/---

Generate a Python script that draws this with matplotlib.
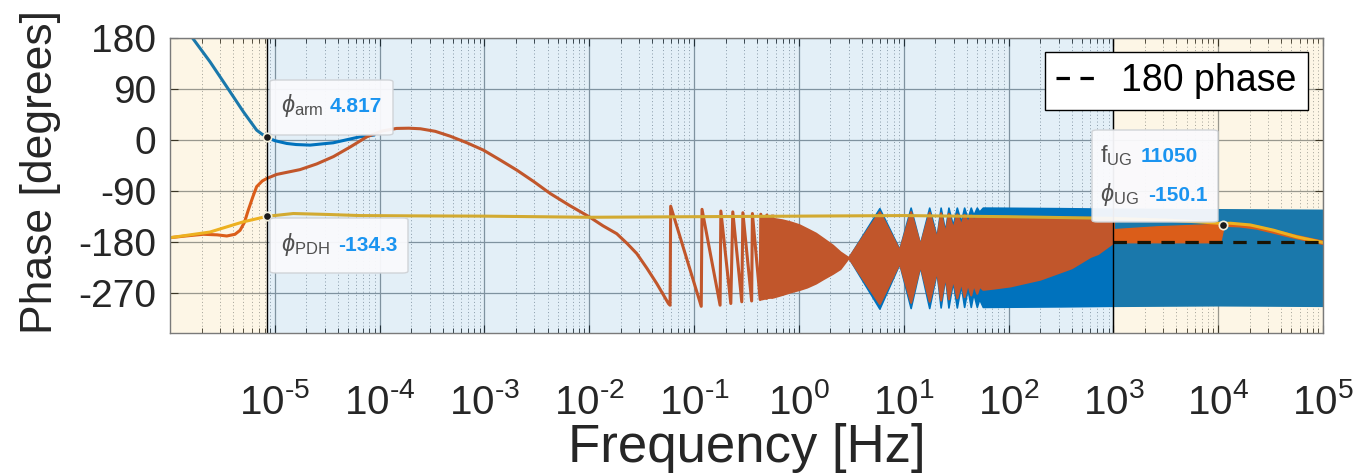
import numpy as np
import matplotlib
matplotlib.use("Agg")
import matplotlib.pyplot as plt
from matplotlib.patches import FancyBboxPatch
from matplotlib.ticker import FixedLocator, LogLocator, NullFormatter, FuncFormatter

plt.rcParams['font.family'] = ['Liberation Sans', 'DejaVu Sans']
plt.rcParams['mathtext.fontset'] = 'custom'
plt.rcParams['mathtext.rm'] = 'Liberation Sans'
plt.rcParams['mathtext.it'] = 'Liberation Sans:italic'
plt.rcParams['mathtext.bf'] = 'Liberation Sans:bold'
plt.rcParams['axes.unicode_minus'] = False

# ── Colours (MATLAB defaults) ─────────────────────────────
C_BLUE   = '#0072BD'
C_ORANGE = '#D95319'
C_YELLOW = '#EDB120'
C_TIP    = '#1a94f0'

# ── Data ──────────────────────────────────────────────────
# blue (arm) phase, low-frequency part
blue_f  = [1.51e-6, 1.61e-6, 2.41e-6, 3.48e-6, 5.01e-6, 6.71e-6, 7.55e-6,
           8.49e-6, 1.0e-5, 1.30e-5, 1.6e-5, 2.17e-5, 3.61e-5, 6.50e-5,
           8.71e-5]
blue_ph = [188, 182, 138, 94, 50, 17.6, 10.5,
           4.8, -1.0, -5.9, -7.8, -8.8, -4.7, 5.9,
           8.8]

# orange (total) phase, smooth part + first sawtooth teeth
orange_f  = [1.0e-6, 1.41e-6, 2.08e-6, 2.82e-6, 3.48e-6, 4.17e-6, 4.66e-6,
             5.13e-6, 5.58e-6, 6.17e-6, 6.71e-6, 7.59e-6, 8.38e-6, 1.04e-5,
             1.74e-5, 2.51e-5, 3.63e-5, 5.25e-5, 7.59e-5, 1.05e-4, 1.45e-4,
             1.9e-4, 2.45e-4, 3.39e-4, 4.70e-4, 6.76e-4, 9.77e-4, 1.41e-3,
             2.04e-3, 2.95e-3, 4.23e-3, 6.46e-3, 9.95e-3, 1.35e-2, 1.83e-2,
             2.29e-2, 2.84e-2, 3.55e-2, 4.41e-2, 5.69e-2, 5.90e-2,
             5.98e-2, 0.117, 0.119, 0.177, 0.180, 0.224, 0.234, 0.285, 0.292,
             0.354, 0.360, 0.427, 0.433, 0.490, 0.495, 0.556, 0.562]
orange_ph = [-172, -169, -166, -167, -169, -166, -159,
             -145, -123.5, -100, -82, -72, -67.6, -60.5,
             -52, -42, -29, -12, 6, 16, 20.6,
             21, 20, 15.5, 7, -4.5, -17.6, -35,
             -53, -73, -94, -115, -135, -151, -165,
             -182, -200, -226, -253, -288, -291,
             -116.5, -293, -122, -291, -125, -288, -126.5, -285, -128,
             -283.6, -129.4, -281, -130.6, -279, -132, -277, -134]

# orange envelope where the oscillation is too dense to resolve
band_f   = [0.437, 0.494, 0.571, 0.692, 0.824, 1.0, 1.19, 1.445, 1.71, 2.09,
            2.47, 2.97, 5.86, 9.08, 11.64, 14.3, 17.5, 20.6, 22.5, 24.8, 26.7,
            29.4, 32.1, 35.1, 37.7, 40.6, 43.6, 46.2, 49.8, 52.5, 56.8, 70.8,
            103.5, 200, 398, 601, 708, 1000]
band_top = [-134, -135.3, -138, -140.5, -144, -149, -156, -164, -173.5, -185,
            -197, -207, -126, -194, -126, -185, -127, -174, -128, -165, -129,
            -156, -130, -150, -131, -145, -132, -141, -133, -138, -134, -135,
            -135, -135.5, -136, -136, -136.5, -137]
band_bot = [-280, -277.6, -276.5, -272, -267.6, -263.5, -259, -252, -244, -235,
            -226.5, -207, -288, -216, -286, -220, -284, -229, -282, -238, -280,
            -244, -278, -249, -276, -252, -273, -254, -270, -257, -263, -261,
            -257, -245, -225, -205, -200, -180]

# orange above 1 kHz
hf_f   = [1000, 2594, 10450, 11300]
hf_top = [-157, -152, -147.5, -148]
hf_bot = [-180, -180, -180, -150]
orange_tail_f  = [11300, 15850, 23440, 33730, 48980, 70790, 100000]
orange_tail_ph = [-149, -150, -154, -161, -168.5, -175, -181]

# blue envelope (visible where it sticks out of the orange one)
bband_f   = [2.97, 5.86, 9.08, 11.64, 14.3, 17.5, 20.6, 22.5, 24.8, 26.7,
             29.4, 32.1, 35.1, 37.7, 40.6, 43.6, 46.2, 49.8, 52.5, 56.8,
             316, 1000, 10000, 100000]
bband_top = [-207, -120, -192, -119, -183, -119, -170, -119, -160, -119,
             -150, -119, -144, -119, -138, -119, -132, -119, -126, -119,
             -120, -121, -122, -123]
bband_bot = [-207, -297, -218, -296, -223, -296, -233, -295, -242, -295,
             -250, -295, -256, -294, -262, -294, -270, -294, -280, -294,
             -293, -292, -291, -292]

# yellow (PDH) phase
pdh_f  = [1.0e-6, 2.41e-6, 5.01e-6, 8.49e-6, 1.50e-5, 3.13e-5, 6.50e-5,
          2.43e-4, 1e-3, 1e-2, 0.1, 1, 10, 100, 1000, 3162, 6310, 11050,
          13030, 20180, 33730, 56360, 93980, 100000]
pdh_ph = [-172, -162, -144, -134.3, -129.4, -131, -133,
          -133.6, -134, -136, -135, -134, -133, -135, -138, -141, -144, -147,
          -146.5, -149.5, -158.8, -170.6, -179.4, -180.5]

# 180-degree reference
ref_f  = [1e3, 1e5]
ref_ph = [-180, -180]

# data tips
tip_f  = [8.49e-6, 8.49e-6, 11050]
tip_ph = [4.817, -134.3, -150.1]

# shaded regions
shade_edges = [1e-6, 8.49e-6, 1e3, 1e5]

xticks = [1e-5, 1e-4, 1e-3, 1e-2, 1e-1, 1e0, 1e1, 1e2, 1e3, 1e4, 1e5]
yticks = [-270, -180, -90, 0, 90, 180]

# ── Figure ────────────────────────────────────────────────
W, H = 1360, 473
fig = plt.figure(figsize=(W / 100, H / 100), dpi=100)
ax = fig.add_axes([170 / W, 1 - 333 / H, (1323 - 170) / W, (333 - 38) / H])
ax.set_xscale('log')
ax.set_xlim(1e-6, 1e5)
ax.set_ylim(-340, 180)

lw = 2.2
ax.fill_between(bband_f, bband_top, bband_bot, color=C_BLUE, lw=1.2, zorder=2)
ax.plot(blue_f, blue_ph, color=C_BLUE, lw=lw, zorder=2)
ax.plot(orange_f, orange_ph, color=C_ORANGE, lw=lw, zorder=3)
ax.fill_between(band_f, band_top, band_bot, color=C_ORANGE, lw=1.5, zorder=3)
ax.fill_between(hf_f, hf_top, hf_bot, color=C_ORANGE, lw=1.0, zorder=3)
ax.plot(orange_tail_f, orange_tail_ph, color=C_ORANGE, lw=lw + 1, zorder=3)
ax.plot(pdh_f, pdh_ph, color=C_YELLOW, lw=lw, zorder=4)
ax.plot(ref_f, ref_ph, color='black', lw=2.3, ls=(0, (4.2, 3.3)), zorder=5,
        label='180 phase')

# translucent shading drawn over the curves, like the original
ax.axvspan(shade_edges[0], shade_edges[1], color=C_YELLOW, alpha=0.11, lw=0, zorder=6)
ax.axvspan(shade_edges[1], shade_edges[2], color=C_BLUE, alpha=0.11, lw=0, zorder=6)
ax.axvspan(shade_edges[2], shade_edges[3], color=C_YELLOW, alpha=0.11, lw=0, zorder=6)
for xv in shade_edges[1:3]:
    ax.axvline(xv, color='black', lw=1.0, zorder=6)

# grid / ticks
ax.xaxis.set_major_locator(FixedLocator(xticks))
ax.xaxis.set_minor_locator(LogLocator(base=10, subs=np.arange(2, 10), numticks=30))
ax.xaxis.set_minor_formatter(NullFormatter())
ax.xaxis.set_major_formatter(FuncFormatter(
    lambda v, p: r'$10^{\text{%d}}$' % int(round(np.log10(v)))))
ax.set_yticks(yticks)
ax.grid(True, which='major', color='#8f969c', lw=0.9, zorder=1)
ax.grid(True, which='minor', axis='x', color='#9aa0a6', lw=0.7, ls=(0, (1, 2.5)), zorder=1)
ax.tick_params(which='both', direction='in', top=True, right=True, colors='#262626')
ax.tick_params(which='major', length=6, width=0.8)
ax.tick_params(which='minor', length=3.5, width=0.6)
ax.tick_params(axis='y', labelsize=28, pad=10)
ax.tick_params(axis='x', labelsize=29, pad=36)
for s in ax.spines.values():
    s.set_color('#7a7a7a')
    s.set_linewidth(1.0)
    s.set_zorder(7)

ax.set_xlabel('Frequency [Hz]', fontsize=38, color='#262626', va='center')
ax.xaxis.set_label_coords(0.5, -0.39)
ax.set_ylabel('Phase [degrees]', fontsize=32, color='#262626', va='center')
ax.yaxis.set_label_coords(-0.1127, 0.546)

# legend
leg = ax.legend(loc='upper right', bbox_to_anchor=(1308 / W, 1 - 52 / H),
                bbox_transform=fig.transFigure, borderaxespad=0, fontsize=27,
                handlelength=1.15, handletextpad=0.6, borderpad=0.3,
                fancybox=False, framealpha=1, edgecolor='black')
leg.get_frame().set_linewidth(1.0)
leg.set_zorder(10)

# data tip markers
ax.plot(tip_f, tip_ph, ls='none', marker='o', ms=6, mfc='#1a1a1a',
        mec='#f4f0dc', mew=1.2, zorder=9)


def tip_box(x0, y0, x1, y1):
    box = FancyBboxPatch((x0 / W, 1 - y1 / H), (x1 - x0) / W, (y1 - y0) / H,
                         boxstyle='round,pad=0,rounding_size=0.004',
                         transform=fig.transFigure, fc='#fafafd', ec='#cfd2d6',
                         lw=1.0, alpha=0.95, zorder=8)
    fig.add_artist(box)


def tip_text(x, y, s, **kw):
    fig.text(x / W, 1 - y / H, s, va='baseline', ha='left', zorder=9, **kw)


tip_box(270, 80, 393, 135)
tip_text(281, 112, r'$\phi_{\mathrm{arm}}$', fontsize=17, color='#505050')
tip_text(330, 112, '%.3f' % tip_ph[0], fontsize=15, color=C_TIP, weight='bold')

tip_box(270, 218, 408, 273)
tip_text(281, 251, r'$\phi_{\mathrm{PDH}}$', fontsize=17, color='#505050')
tip_text(338, 251, '%.1f' % tip_ph[1], fontsize=15, color=C_TIP, weight='bold')

tip_box(1092, 130, 1218, 222)
tip_text(1100, 162, r'$\mathrm{f}_{\mathrm{UG}}$', fontsize=17, color='#505050')
tip_text(1141, 162, '%d' % tip_f[2], fontsize=15, color=C_TIP, weight='bold')
tip_text(1100, 201, r'$\phi_{\mathrm{UG}}$', fontsize=17, color='#505050')
tip_text(1148, 201, '%.1f' % tip_ph[2], fontsize=15, color=C_TIP, weight='bold')

fig.savefig('out.png', dpi=100)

\---

§ Exercise objective
Write out each line of the listing above, exactly, from its first line to the line holding "plt.rcParams['axes.unicode_minus'] = False", inclusive. Skip the pictures.

§ Complete answer
Generate a Python script that draws this with matplotlib.
import numpy as np
import matplotlib
matplotlib.use("Agg")
import matplotlib.pyplot as plt
from matplotlib.patches import FancyBboxPatch
from matplotlib.ticker import FixedLocator, LogLocator, NullFormatter, FuncFormatter

plt.rcParams['font.family'] = ['Liberation Sans', 'DejaVu Sans']
plt.rcParams['mathtext.fontset'] = 'custom'
plt.rcParams['mathtext.rm'] = 'Liberation Sans'
plt.rcParams['mathtext.it'] = 'Liberation Sans:italic'
plt.rcParams['mathtext.bf'] = 'Liberation Sans:bold'
plt.rcParams['axes.unicode_minus'] = False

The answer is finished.